▶ Written request:
Write the data below out exactly as it stands. Do not include the pictures.

***

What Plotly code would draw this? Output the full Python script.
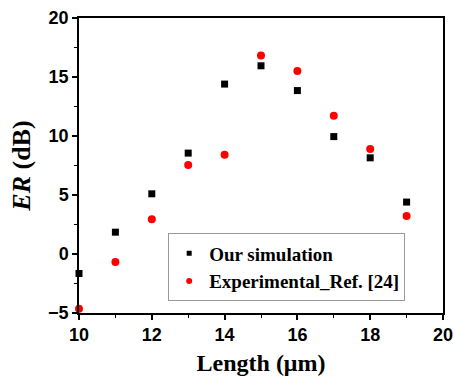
import plotly.graph_objects as go

length = [10, 11, 12, 13, 14, 15, 16, 17, 18, 19]
sim = [-1.65, 1.85, 5.1, 8.55, 14.4, 15.95, 13.85, 9.95, 8.15, 4.4]
exp = [-4.65, -0.68, 2.94, 7.55, 8.42, 16.82, 15.5, 11.72, 8.9, 3.22]

fig = go.Figure()
fig.add_trace(go.Scatter(x=length, y=sim, mode="markers", name="Our simulation", showlegend=False,
                         marker=dict(symbol="square", size=7, color="black"), cliponaxis=False))
fig.add_trace(go.Scatter(x=length, y=exp, mode="markers", name="Experimental_Ref. [24]", showlegend=False,
                         marker=dict(symbol="circle", size=8, color="red"), cliponaxis=False))
# legend entries (smaller symbols, as in the reference)
fig.add_trace(go.Scatter(x=[None], y=[None], mode="markers", name="Our simulation",
                         marker=dict(symbol="square", size=5, color="black")))
fig.add_trace(go.Scatter(x=[None], y=[None], mode="markers", name="Experimental_Ref. [24]",
                         marker=dict(symbol="circle", size=6, color="red")))

axis_common = dict(showline=True, linecolor="black", linewidth=1.5, mirror=True,
                   ticks="outside", ticklen=5, tickwidth=1.5, tickcolor="black",
                   showgrid=False, zeroline=False, automargin=False,
                   tickfont=dict(family="Arial, Liberation Sans", size=18, color="black", weight="bold"),
                   minor=dict(ticks="outside", ticklen=3, tickwidth=1, tickcolor="black"))

fig.update_layout(
    width=454, height=379,
    margin=dict(l=79, r=11, t=18, b=66),
    paper_bgcolor="white", plot_bgcolor="white",
    showlegend=True,
    legend=dict(x=0.245, y=0.27, xanchor="left", yanchor="top",
                bgcolor="white", bordercolor="#999", borderwidth=1,
                font=dict(family="Liberation Serif, Times New Roman", size=19, color="black", weight="bold"),
                itemwidth=30, tracegroupgap=0),
    xaxis=dict(range=[10, 20], dtick=2, tick0=10,
               title=dict(text="Length (μm)", standoff=10,
                          font=dict(family="Liberation Serif, Times New Roman", size=24, color="black", weight="bold")),
               **axis_common),
    yaxis=dict(range=[-5, 20], dtick=5, tick0=0,
               title=dict(text="<i>ER</i> (dB)", standoff=10,
                          font=dict(family="Liberation Serif, Times New Roman", size=26, color="black", weight="bold")),
               **axis_common),
)
fig.update_xaxes(minor=dict(dtick=1))
fig.update_yaxes(minor=dict(dtick=2.5))

fig.write_html("out.html")
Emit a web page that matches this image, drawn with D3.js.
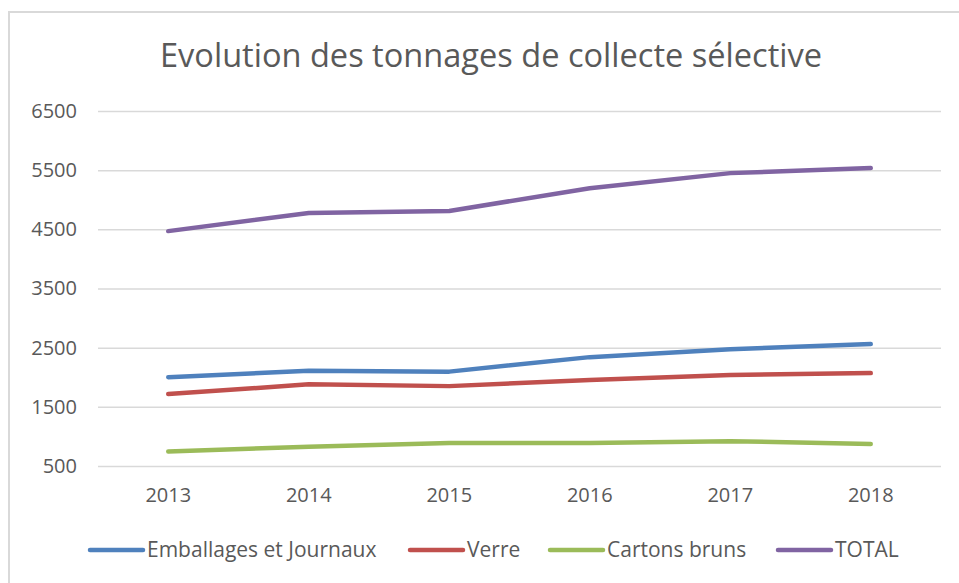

***

▶ Solution:
What Plotly code would draw this? Output the full Python script.
import plotly.graph_objects as go

length = [10, 11, 12, 13, 14, 15, 16, 17, 18, 19]
sim = [-1.65, 1.85, 5.1, 8.55, 14.4, 15.95, 13.85, 9.95, 8.15, 4.4]
exp = [-4.65, -0.68, 2.94, 7.55, 8.42, 16.82, 15.5, 11.72, 8.9, 3.22]

fig = go.Figure()
fig.add_trace(go.Scatter(x=length, y=sim, mode="markers", name="Our simulation", showlegend=False,
                         marker=dict(symbol="square", size=7, color="black"), cliponaxis=False))
fig.add_trace(go.Scatter(x=length, y=exp, mode="markers", name="Experimental_Ref. [24]", showlegend=False,
                         marker=dict(symbol="circle", size=8, color="red"), cliponaxis=False))
# legend entries (smaller symbols, as in the reference)
fig.add_trace(go.Scatter(x=[None], y=[None], mode="markers", name="Our simulation",
                         marker=dict(symbol="square", size=5, color="black")))
fig.add_trace(go.Scatter(x=[None], y=[None], mode="markers", name="Experimental_Ref. [24]",
                         marker=dict(symbol="circle", size=6, color="red")))

axis_common = dict(showline=True, linecolor="black", linewidth=1.5, mirror=True,
                   ticks="outside", ticklen=5, tickwidth=1.5, tickcolor="black",
                   showgrid=False, zeroline=False, automargin=False,
                   tickfont=dict(family="Arial, Liberation Sans", size=18, color="black", weight="bold"),
                   minor=dict(ticks="outside", ticklen=3, tickwidth=1, tickcolor="black"))

fig.update_layout(
    width=454, height=379,
    margin=dict(l=79, r=11, t=18, b=66),
    paper_bgcolor="white", plot_bgcolor="white",
    showlegend=True,
    legend=dict(x=0.245, y=0.27, xanchor="left", yanchor="top",
                bgcolor="white", bordercolor="#999", borderwidth=1,
                font=dict(family="Liberation Serif, Times New Roman", size=19, color="black", weight="bold"),
                itemwidth=30, tracegroupgap=0),
    xaxis=dict(range=[10, 20], dtick=2, tick0=10,
               title=dict(text="Length (μm)", standoff=10,
                          font=dict(family="Liberation Serif, Times New Roman", size=24, color="black", weight="bold")),
               **axis_common),
    yaxis=dict(range=[-5, 20], dtick=5, tick0=0,
               title=dict(text="<i>ER</i> (dB)", standoff=10,
                          font=dict(family="Liberation Serif, Times New Roman", size=26, color="black", weight="bold")),
               **axis_common),
)
fig.update_xaxes(minor=dict(dtick=1))
fig.update_yaxes(minor=dict(dtick=2.5))

fig.write_html("out.html")
Emit a web page that matches this image, drawn with D3.js.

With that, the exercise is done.